What the exercise asks: Copy out, from the entries below, each line holding the string "this".

begin

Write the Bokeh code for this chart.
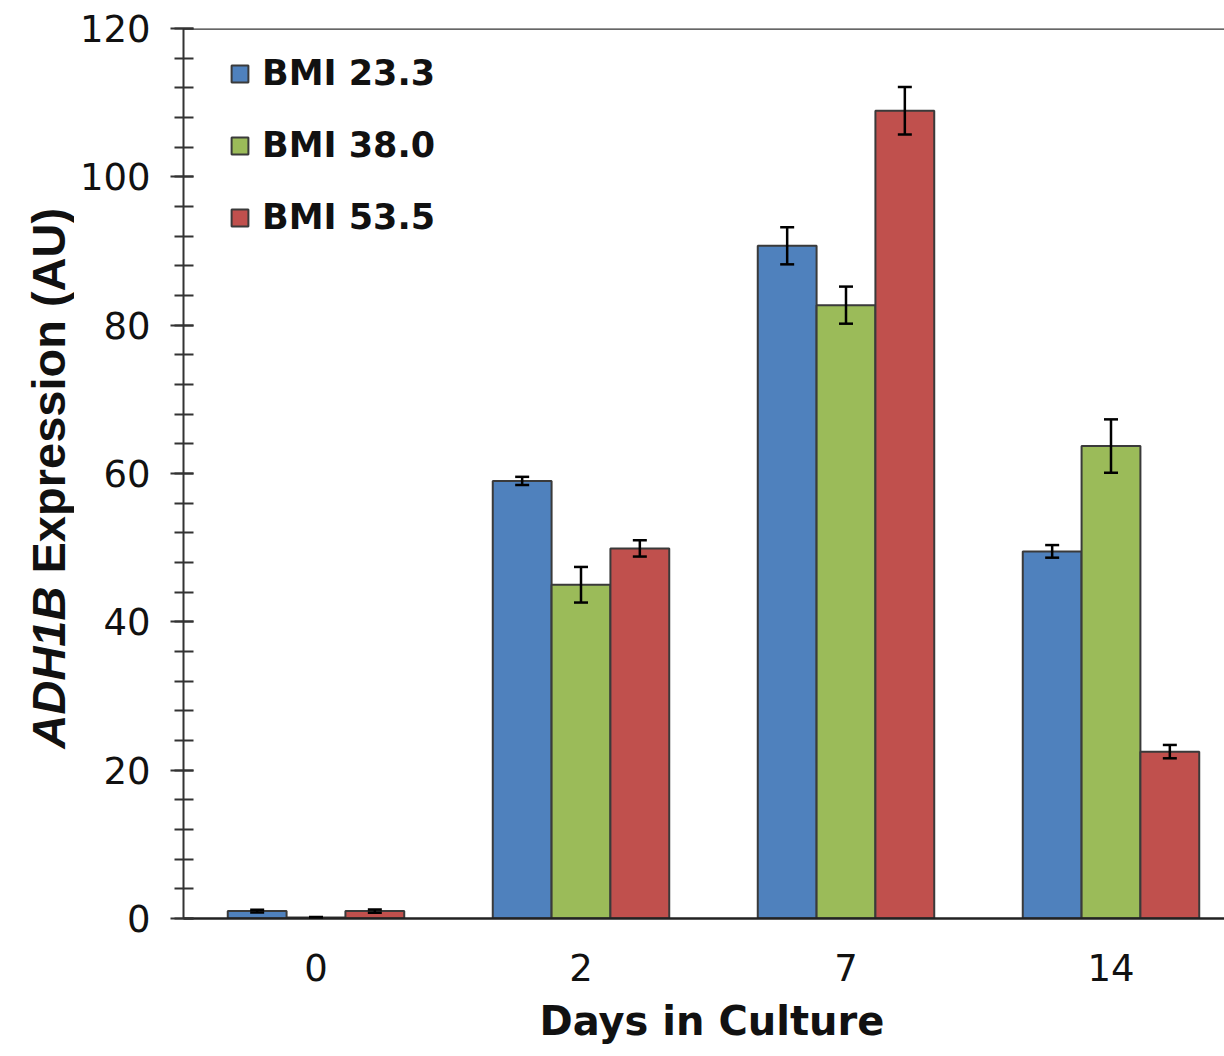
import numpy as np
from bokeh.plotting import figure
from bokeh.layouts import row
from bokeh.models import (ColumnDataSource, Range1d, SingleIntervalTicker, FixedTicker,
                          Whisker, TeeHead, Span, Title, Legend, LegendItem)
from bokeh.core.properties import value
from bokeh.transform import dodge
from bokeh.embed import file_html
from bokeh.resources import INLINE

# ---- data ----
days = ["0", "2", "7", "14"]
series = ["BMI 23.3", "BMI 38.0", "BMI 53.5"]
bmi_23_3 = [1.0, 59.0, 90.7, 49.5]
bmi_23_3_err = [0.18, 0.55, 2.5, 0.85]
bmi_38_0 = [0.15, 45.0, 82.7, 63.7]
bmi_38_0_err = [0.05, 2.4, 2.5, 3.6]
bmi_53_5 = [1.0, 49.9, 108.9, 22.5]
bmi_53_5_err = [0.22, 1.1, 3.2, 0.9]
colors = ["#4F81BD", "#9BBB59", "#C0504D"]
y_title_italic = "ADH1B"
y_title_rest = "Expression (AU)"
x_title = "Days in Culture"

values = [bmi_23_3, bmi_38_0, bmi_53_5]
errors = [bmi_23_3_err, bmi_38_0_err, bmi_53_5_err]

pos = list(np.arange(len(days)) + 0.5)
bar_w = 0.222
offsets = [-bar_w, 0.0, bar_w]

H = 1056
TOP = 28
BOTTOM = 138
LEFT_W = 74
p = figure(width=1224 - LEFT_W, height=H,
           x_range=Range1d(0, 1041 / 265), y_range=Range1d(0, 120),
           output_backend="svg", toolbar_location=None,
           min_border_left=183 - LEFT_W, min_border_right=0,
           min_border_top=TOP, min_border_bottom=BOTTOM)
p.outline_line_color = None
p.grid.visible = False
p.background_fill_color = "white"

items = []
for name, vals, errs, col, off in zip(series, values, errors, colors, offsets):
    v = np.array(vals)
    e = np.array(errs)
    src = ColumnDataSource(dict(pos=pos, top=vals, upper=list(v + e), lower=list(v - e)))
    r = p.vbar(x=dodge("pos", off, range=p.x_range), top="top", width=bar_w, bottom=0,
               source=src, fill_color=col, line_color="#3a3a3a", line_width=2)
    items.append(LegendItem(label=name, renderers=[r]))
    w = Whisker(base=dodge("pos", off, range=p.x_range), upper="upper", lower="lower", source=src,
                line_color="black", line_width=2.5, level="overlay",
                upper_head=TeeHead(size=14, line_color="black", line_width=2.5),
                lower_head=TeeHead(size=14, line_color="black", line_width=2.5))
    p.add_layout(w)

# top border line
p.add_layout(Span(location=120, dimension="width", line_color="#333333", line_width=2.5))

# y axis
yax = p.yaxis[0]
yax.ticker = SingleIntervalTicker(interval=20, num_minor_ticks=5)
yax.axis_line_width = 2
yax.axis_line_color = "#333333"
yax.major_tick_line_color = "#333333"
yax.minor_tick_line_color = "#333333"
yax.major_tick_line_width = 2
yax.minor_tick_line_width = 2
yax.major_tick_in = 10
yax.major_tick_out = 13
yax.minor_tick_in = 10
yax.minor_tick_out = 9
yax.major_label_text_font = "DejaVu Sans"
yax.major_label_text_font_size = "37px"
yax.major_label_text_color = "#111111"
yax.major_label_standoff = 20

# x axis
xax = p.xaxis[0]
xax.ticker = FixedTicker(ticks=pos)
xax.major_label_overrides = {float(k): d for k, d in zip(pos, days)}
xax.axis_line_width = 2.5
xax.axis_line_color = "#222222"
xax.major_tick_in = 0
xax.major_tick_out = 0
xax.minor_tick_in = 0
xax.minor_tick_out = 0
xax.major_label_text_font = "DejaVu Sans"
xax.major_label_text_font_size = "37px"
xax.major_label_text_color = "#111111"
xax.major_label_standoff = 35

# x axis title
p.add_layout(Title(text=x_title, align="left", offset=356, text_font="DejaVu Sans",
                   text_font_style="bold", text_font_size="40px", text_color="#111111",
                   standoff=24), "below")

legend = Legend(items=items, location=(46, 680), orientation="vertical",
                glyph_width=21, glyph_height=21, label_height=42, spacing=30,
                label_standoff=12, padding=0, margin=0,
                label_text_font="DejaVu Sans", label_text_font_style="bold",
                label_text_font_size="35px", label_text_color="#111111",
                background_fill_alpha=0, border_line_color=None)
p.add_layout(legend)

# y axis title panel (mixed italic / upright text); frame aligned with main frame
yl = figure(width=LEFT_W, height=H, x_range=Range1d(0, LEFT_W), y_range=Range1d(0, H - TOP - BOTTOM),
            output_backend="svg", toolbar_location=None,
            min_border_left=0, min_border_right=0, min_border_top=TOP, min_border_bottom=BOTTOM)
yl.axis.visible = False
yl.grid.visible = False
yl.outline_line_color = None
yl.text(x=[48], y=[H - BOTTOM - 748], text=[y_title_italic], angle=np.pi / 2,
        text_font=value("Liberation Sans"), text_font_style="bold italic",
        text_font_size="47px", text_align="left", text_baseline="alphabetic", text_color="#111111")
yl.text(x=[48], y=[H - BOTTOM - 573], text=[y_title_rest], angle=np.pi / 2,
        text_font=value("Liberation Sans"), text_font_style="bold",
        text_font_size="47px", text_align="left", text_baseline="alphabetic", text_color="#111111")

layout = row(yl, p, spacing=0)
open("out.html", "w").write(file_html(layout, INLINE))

end
begin

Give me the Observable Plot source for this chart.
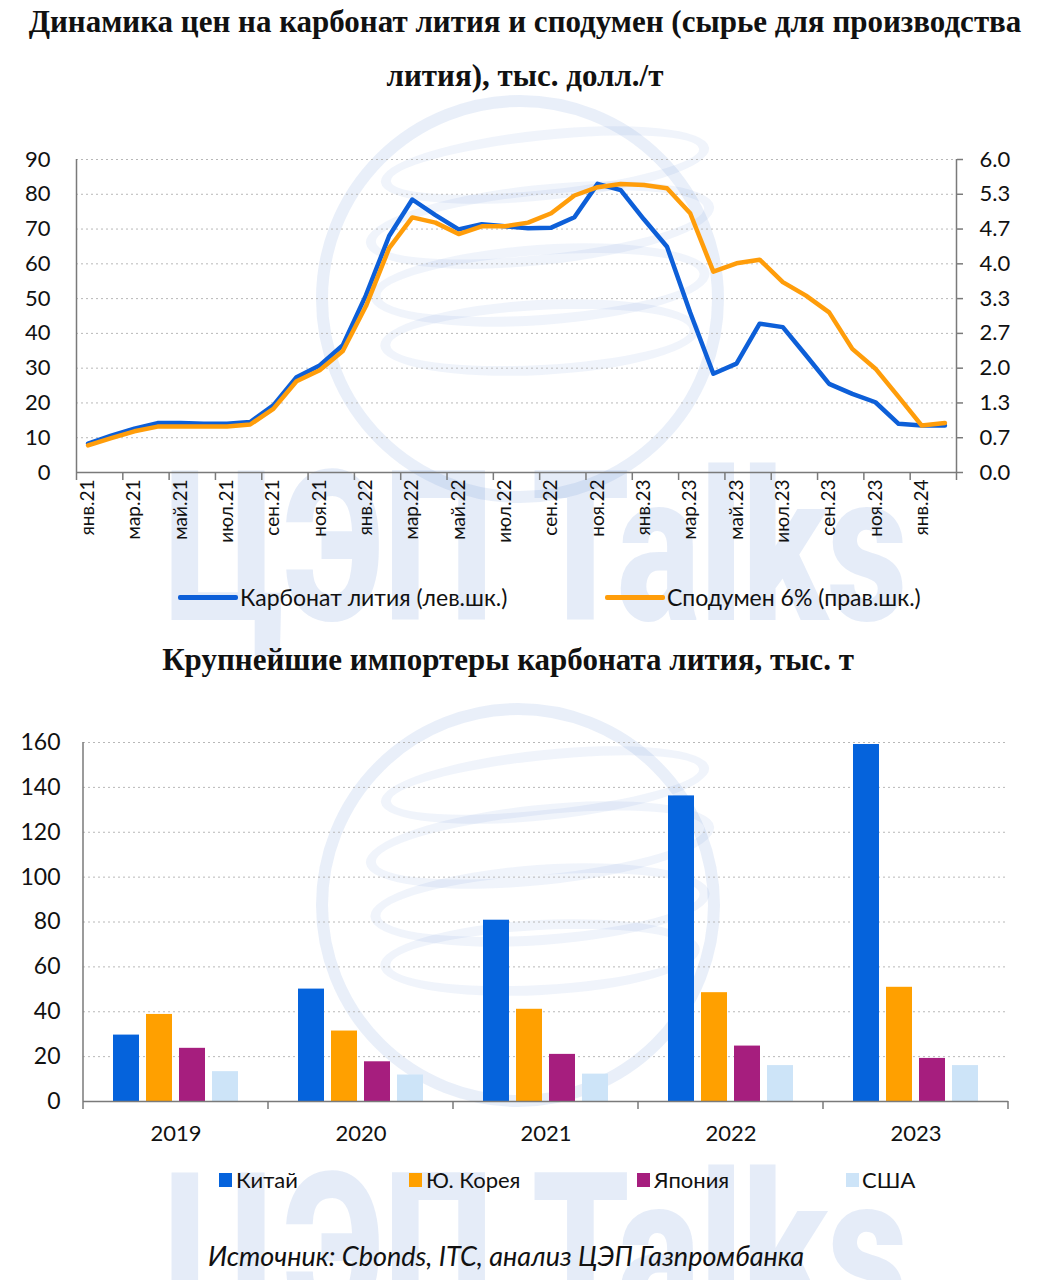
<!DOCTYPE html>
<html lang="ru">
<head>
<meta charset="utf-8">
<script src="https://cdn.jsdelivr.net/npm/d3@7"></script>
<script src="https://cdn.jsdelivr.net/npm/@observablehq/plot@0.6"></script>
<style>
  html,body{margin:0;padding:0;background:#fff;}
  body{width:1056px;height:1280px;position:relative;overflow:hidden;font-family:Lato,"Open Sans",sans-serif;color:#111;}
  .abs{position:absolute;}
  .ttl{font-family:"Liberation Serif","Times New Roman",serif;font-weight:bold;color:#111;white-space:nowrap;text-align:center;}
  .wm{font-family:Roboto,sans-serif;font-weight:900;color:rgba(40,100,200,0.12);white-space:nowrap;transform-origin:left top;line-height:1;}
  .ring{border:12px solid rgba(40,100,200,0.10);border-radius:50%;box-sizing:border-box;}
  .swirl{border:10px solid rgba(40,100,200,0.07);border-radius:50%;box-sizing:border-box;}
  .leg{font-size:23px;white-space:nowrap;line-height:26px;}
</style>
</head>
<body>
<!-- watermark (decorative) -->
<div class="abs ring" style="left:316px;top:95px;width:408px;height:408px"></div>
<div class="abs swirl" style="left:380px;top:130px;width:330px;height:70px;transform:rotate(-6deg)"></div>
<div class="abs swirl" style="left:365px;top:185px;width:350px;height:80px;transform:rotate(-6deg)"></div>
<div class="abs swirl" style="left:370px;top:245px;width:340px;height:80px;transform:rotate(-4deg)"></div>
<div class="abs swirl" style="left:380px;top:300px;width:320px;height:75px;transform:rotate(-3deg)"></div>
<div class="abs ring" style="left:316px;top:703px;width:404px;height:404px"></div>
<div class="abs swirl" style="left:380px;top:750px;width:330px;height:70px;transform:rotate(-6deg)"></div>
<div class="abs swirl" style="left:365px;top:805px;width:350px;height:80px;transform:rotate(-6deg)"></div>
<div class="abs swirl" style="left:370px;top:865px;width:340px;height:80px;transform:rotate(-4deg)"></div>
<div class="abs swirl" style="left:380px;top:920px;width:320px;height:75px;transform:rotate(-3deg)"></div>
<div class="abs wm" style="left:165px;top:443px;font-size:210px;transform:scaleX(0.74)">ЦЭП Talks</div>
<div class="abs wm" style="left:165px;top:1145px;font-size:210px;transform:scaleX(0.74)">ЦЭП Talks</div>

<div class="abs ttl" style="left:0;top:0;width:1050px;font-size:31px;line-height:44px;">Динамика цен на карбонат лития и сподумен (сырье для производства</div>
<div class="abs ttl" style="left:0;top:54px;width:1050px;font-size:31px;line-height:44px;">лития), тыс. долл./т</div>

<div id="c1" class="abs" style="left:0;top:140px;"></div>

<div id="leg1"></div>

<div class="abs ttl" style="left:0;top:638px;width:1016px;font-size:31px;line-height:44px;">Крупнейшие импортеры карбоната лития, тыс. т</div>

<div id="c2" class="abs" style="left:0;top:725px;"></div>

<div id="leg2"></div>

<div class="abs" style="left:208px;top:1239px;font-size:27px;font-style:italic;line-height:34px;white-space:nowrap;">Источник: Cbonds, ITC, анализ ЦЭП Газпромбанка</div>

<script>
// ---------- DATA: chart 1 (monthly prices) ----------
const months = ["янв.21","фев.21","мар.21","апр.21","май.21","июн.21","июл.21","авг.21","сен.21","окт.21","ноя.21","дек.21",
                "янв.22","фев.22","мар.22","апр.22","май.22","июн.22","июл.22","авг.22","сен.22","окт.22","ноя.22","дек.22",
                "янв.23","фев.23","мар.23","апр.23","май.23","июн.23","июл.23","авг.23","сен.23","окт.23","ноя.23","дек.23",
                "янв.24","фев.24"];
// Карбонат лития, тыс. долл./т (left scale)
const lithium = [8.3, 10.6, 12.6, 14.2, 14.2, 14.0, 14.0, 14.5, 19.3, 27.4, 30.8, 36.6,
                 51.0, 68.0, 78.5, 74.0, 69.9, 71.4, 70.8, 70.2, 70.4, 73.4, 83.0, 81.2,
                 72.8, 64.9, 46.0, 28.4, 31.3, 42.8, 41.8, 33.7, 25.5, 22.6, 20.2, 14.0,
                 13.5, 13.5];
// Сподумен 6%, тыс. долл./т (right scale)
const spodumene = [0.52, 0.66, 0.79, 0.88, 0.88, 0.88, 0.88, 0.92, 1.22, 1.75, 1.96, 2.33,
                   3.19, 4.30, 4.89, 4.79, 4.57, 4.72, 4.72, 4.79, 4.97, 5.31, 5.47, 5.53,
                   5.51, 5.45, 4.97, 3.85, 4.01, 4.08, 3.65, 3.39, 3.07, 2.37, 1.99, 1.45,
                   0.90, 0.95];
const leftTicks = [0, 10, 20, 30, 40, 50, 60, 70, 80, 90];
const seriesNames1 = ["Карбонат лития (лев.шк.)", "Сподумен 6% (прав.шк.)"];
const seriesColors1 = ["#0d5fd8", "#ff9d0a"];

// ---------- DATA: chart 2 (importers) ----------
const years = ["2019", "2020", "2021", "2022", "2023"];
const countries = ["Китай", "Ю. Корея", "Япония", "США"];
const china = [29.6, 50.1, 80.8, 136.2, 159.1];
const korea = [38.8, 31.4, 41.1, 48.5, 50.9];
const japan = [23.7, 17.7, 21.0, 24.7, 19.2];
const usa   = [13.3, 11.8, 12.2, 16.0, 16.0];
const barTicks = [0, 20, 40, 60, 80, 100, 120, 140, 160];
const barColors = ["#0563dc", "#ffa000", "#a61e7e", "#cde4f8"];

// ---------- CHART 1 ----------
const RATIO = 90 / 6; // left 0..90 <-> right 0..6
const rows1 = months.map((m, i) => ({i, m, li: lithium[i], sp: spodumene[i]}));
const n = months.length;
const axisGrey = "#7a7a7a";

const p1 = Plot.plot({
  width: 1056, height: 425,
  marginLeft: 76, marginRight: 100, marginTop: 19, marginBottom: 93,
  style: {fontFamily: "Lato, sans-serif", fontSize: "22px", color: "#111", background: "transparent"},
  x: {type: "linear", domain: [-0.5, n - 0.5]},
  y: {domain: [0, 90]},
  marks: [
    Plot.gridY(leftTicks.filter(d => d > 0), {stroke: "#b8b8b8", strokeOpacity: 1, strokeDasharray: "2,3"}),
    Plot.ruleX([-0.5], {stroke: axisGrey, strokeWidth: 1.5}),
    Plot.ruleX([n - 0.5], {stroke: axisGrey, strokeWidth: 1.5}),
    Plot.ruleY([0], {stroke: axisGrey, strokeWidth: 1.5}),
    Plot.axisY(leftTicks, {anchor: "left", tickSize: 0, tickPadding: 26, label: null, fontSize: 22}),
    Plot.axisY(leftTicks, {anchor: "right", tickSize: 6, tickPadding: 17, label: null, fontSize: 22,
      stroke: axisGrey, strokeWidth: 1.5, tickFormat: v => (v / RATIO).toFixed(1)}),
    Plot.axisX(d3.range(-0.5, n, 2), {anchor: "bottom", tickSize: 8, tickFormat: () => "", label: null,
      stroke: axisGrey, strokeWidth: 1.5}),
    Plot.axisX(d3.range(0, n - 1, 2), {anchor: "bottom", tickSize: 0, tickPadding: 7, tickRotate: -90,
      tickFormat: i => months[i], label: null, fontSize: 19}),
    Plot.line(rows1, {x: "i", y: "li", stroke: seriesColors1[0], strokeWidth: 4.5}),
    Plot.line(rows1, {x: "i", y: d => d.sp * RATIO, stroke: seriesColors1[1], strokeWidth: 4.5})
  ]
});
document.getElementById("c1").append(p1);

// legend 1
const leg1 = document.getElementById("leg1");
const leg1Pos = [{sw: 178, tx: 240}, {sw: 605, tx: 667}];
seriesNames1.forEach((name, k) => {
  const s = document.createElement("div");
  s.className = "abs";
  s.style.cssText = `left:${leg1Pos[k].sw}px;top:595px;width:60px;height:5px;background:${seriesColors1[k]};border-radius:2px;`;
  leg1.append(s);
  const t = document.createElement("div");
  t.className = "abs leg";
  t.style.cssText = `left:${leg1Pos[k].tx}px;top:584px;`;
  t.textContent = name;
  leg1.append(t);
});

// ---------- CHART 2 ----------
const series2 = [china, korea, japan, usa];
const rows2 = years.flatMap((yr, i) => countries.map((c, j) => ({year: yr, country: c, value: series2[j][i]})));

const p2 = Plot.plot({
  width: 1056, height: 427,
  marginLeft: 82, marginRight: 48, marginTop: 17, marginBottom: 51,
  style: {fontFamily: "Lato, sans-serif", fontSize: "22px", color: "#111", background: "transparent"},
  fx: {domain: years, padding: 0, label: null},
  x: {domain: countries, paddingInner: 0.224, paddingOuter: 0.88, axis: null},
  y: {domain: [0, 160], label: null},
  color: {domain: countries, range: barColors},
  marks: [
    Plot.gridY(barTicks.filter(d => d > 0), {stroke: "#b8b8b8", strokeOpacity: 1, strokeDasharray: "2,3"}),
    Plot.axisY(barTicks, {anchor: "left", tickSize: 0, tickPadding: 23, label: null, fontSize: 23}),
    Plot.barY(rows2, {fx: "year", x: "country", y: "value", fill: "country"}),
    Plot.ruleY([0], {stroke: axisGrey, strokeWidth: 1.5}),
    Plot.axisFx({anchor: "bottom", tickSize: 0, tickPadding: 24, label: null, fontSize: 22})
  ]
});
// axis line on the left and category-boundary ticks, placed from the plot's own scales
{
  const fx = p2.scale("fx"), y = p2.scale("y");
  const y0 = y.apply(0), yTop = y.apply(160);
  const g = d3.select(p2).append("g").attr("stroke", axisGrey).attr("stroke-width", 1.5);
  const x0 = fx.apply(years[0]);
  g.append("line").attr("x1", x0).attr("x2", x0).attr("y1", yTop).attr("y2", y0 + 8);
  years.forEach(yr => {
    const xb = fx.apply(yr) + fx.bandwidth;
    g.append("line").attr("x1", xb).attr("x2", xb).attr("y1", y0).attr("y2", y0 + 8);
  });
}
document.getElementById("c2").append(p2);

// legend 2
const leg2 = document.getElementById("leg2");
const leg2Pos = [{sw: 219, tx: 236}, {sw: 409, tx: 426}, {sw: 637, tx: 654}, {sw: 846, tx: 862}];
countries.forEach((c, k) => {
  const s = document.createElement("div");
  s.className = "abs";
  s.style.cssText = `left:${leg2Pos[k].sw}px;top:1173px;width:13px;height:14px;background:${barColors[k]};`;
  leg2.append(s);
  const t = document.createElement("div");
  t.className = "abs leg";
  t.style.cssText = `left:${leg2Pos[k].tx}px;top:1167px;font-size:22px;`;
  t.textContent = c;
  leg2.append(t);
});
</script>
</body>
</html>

end

Output of the exercise:
Write the Bokeh code for this chart.
Give me the Observable Plot source for this chart.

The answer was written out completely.